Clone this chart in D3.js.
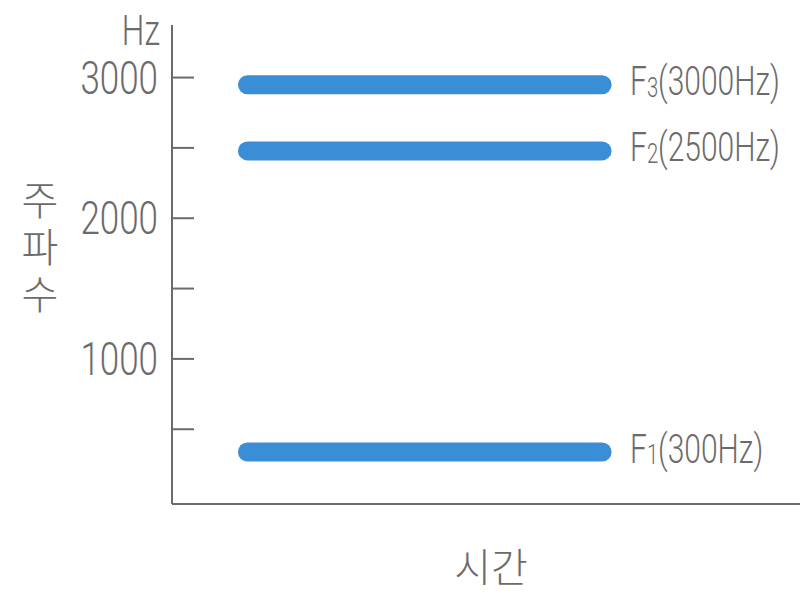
<!DOCTYPE html>
<html><head><meta charset="utf-8">
<script src="https://cdn.jsdelivr.net/npm/d3@7"></script>
<style>body{margin:0;background:#fff}svg{display:block}</style>
</head><body>
<svg id="c" width="804" height="594"></svg>
<script>
// ---- data ----
const formantNames = ["F", "F", "F"];
const formantIndex = ["3", "2", "1"];
const formantLabelHz = ["(3000Hz)", "(2500Hz)", "(300Hz)"];
const formantDrawn = [2945, 2475, 335];   // drawn heights (Hz)
const timeStart = [10.5, 10.5, 10.5];
const timeEnd = [70, 70, 70];
const yTicks = [500, 1000, 1500, 2000, 2500, 3000];
const yTickLabels = ["", "1000", "", "2000", "", "3000"];
const yUnit = "Hz";
const yTitle = "주파수";
const xTitle = "시간";

const svg = d3.select("#c");
const mLeft = 172, mBottom = 504, mTop = 25, mRight = 800;
const y = d3.scaleLinear().domain([-35, 3370]).range([mBottom, mTop]);
const x = d3.scaleLinear().domain([0, 100]).range([mLeft, mRight]);
const grey = "#6b6b6b";
const latin = "Roboto, 'Liberation Sans', sans-serif";
const sx = 0.76;

// axes
const yAxis = d3.axisLeft(y).tickValues(yTicks).tickSize(-22).tickFormat("");
const gy = svg.append("g").attr("transform", `translate(${mLeft},0)`).call(yAxis);
gy.select(".domain").remove();
gy.selectAll(".tick line").attr("stroke", grey).attr("stroke-width", 2);
svg.append("line").attr("x1", mLeft).attr("x2", mLeft).attr("y1", mTop).attr("y2", mBottom)
  .attr("stroke", grey).attr("stroke-width", 2);
svg.append("line").attr("x1", mLeft).attr("x2", mRight).attr("y1", mBottom).attr("y2", mBottom)
  .attr("stroke", grey).attr("stroke-width", 2);

// tick labels
yTicks.forEach((t, i) => {
  if (!yTickLabels[i]) return;
  svg.append("g").attr("transform", `translate(158,${y(t) + 1}) scale(${sx},1)`)
    .append("text").attr("text-anchor", "end").attr("dominant-baseline", "central")
    .attr("font-family", latin).attr("font-weight", 300).attr("font-size", 46)
    .attr("fill", grey).text(yTickLabels[i]);
});
svg.append("g").attr("transform", `translate(160,30) scale(${sx},1)`)
  .append("text").attr("text-anchor", "end").attr("dominant-baseline", "central")
  .attr("font-family", latin).attr("font-weight", 300).attr("font-size", 42)
  .attr("fill", grey).text(yUnit);

// bars
const barH = 19;
svg.selectAll("rect.bar").data(formantDrawn).join("rect").attr("class", "bar")
  .attr("x", (d, i) => x(timeStart[i]))
  .attr("width", (d, i) => x(timeEnd[i]) - x(timeStart[i]))
  .attr("y", d => y(d) - barH / 2).attr("height", barH)
  .attr("rx", barH / 2).attr("fill", "#3a8ed6");

// formant labels
formantDrawn.forEach((d, i) => {
  const t = svg.append("g").attr("transform", `translate(630,${y(d) - 3}) scale(0.75,1)`)
    .append("text").attr("dominant-baseline", "central")
    .attr("font-family", latin).attr("font-weight", 300).attr("font-size", 40).attr("fill", grey);
  t.append("tspan").text(formantNames[i]);
  t.append("tspan").attr("font-size", 27).attr("dy", 6).text(formantIndex[i]);
  t.append("tspan").attr("font-size", 40).attr("dy", -6).text(formantLabelHz[i]);
});

// titles
svg.append("text").attr("x", 40).attr("y", 250)
  .attr("writing-mode", "vertical-rl")
  .attr("text-anchor", "middle")
  .attr("letter-spacing", 7)
  .attr("font-family", "'Noto Sans CJK KR', sans-serif").attr("font-weight", 300)
  .attr("font-size", 40).attr("fill", grey).text(yTitle);
svg.append("text").attr("x", 491).attr("y", 565)
  .attr("text-anchor", "middle").attr("dominant-baseline", "central")
  .attr("font-family", "'Noto Sans CJK KR', sans-serif").attr("font-weight", 300)
  .attr("font-size", 40).attr("fill", grey).text(xTitle);
</script>
</body></html>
━━━━━━━━━━━━━━━━
Without the pictures, retype the whole of the material above exactly.

- _Solution below_
Clone this chart in D3.js.
<!DOCTYPE html>
<html><head><meta charset="utf-8">
<script src="https://cdn.jsdelivr.net/npm/d3@7"></script>
<style>body{margin:0;background:#fff}svg{display:block}</style>
</head><body>
<svg id="c" width="804" height="594"></svg>
<script>
// ---- data ----
const formantNames = ["F", "F", "F"];
const formantIndex = ["3", "2", "1"];
const formantLabelHz = ["(3000Hz)", "(2500Hz)", "(300Hz)"];
const formantDrawn = [2945, 2475, 335];   // drawn heights (Hz)
const timeStart = [10.5, 10.5, 10.5];
const timeEnd = [70, 70, 70];
const yTicks = [500, 1000, 1500, 2000, 2500, 3000];
const yTickLabels = ["", "1000", "", "2000", "", "3000"];
const yUnit = "Hz";
const yTitle = "주파수";
const xTitle = "시간";

const svg = d3.select("#c");
const mLeft = 172, mBottom = 504, mTop = 25, mRight = 800;
const y = d3.scaleLinear().domain([-35, 3370]).range([mBottom, mTop]);
const x = d3.scaleLinear().domain([0, 100]).range([mLeft, mRight]);
const grey = "#6b6b6b";
const latin = "Roboto, 'Liberation Sans', sans-serif";
const sx = 0.76;

// axes
const yAxis = d3.axisLeft(y).tickValues(yTicks).tickSize(-22).tickFormat("");
const gy = svg.append("g").attr("transform", `translate(${mLeft},0)`).call(yAxis);
gy.select(".domain").remove();
gy.selectAll(".tick line").attr("stroke", grey).attr("stroke-width", 2);
svg.append("line").attr("x1", mLeft).attr("x2", mLeft).attr("y1", mTop).attr("y2", mBottom)
  .attr("stroke", grey).attr("stroke-width", 2);
svg.append("line").attr("x1", mLeft).attr("x2", mRight).attr("y1", mBottom).attr("y2", mBottom)
  .attr("stroke", grey).attr("stroke-width", 2);

// tick labels
yTicks.forEach((t, i) => {
  if (!yTickLabels[i]) return;
  svg.append("g").attr("transform", `translate(158,${y(t) + 1}) scale(${sx},1)`)
    .append("text").attr("text-anchor", "end").attr("dominant-baseline", "central")
    .attr("font-family", latin).attr("font-weight", 300).attr("font-size", 46)
    .attr("fill", grey).text(yTickLabels[i]);
});
svg.append("g").attr("transform", `translate(160,30) scale(${sx},1)`)
  .append("text").attr("text-anchor", "end").attr("dominant-baseline", "central")
  .attr("font-family", latin).attr("font-weight", 300).attr("font-size", 42)
  .attr("fill", grey).text(yUnit);

// bars
const barH = 19;
svg.selectAll("rect.bar").data(formantDrawn).join("rect").attr("class", "bar")
  .attr("x", (d, i) => x(timeStart[i]))
  .attr("width", (d, i) => x(timeEnd[i]) - x(timeStart[i]))
  .attr("y", d => y(d) - barH / 2).attr("height", barH)
  .attr("rx", barH / 2).attr("fill", "#3a8ed6");

// formant labels
formantDrawn.forEach((d, i) => {
  const t = svg.append("g").attr("transform", `translate(630,${y(d) - 3}) scale(0.75,1)`)
    .append("text").attr("dominant-baseline", "central")
    .attr("font-family", latin).attr("font-weight", 300).attr("font-size", 40).attr("fill", grey);
  t.append("tspan").text(formantNames[i]);
  t.append("tspan").attr("font-size", 27).attr("dy", 6).text(formantIndex[i]);
  t.append("tspan").attr("font-size", 40).attr("dy", -6).text(formantLabelHz[i]);
});

// titles
svg.append("text").attr("x", 40).attr("y", 250)
  .attr("writing-mode", "vertical-rl")
  .attr("text-anchor", "middle")
  .attr("letter-spacing", 7)
  .attr("font-family", "'Noto Sans CJK KR', sans-serif").attr("font-weight", 300)
  .attr("font-size", 40).attr("fill", grey).text(yTitle);
svg.append("text").attr("x", 491).attr("y", 565)
  .attr("text-anchor", "middle").attr("dominant-baseline", "central")
  .attr("font-family", "'Noto Sans CJK KR', sans-serif").attr("font-weight", 300)
  .attr("font-size", 40).attr("fill", grey).text(xTitle);
</script>
</body></html>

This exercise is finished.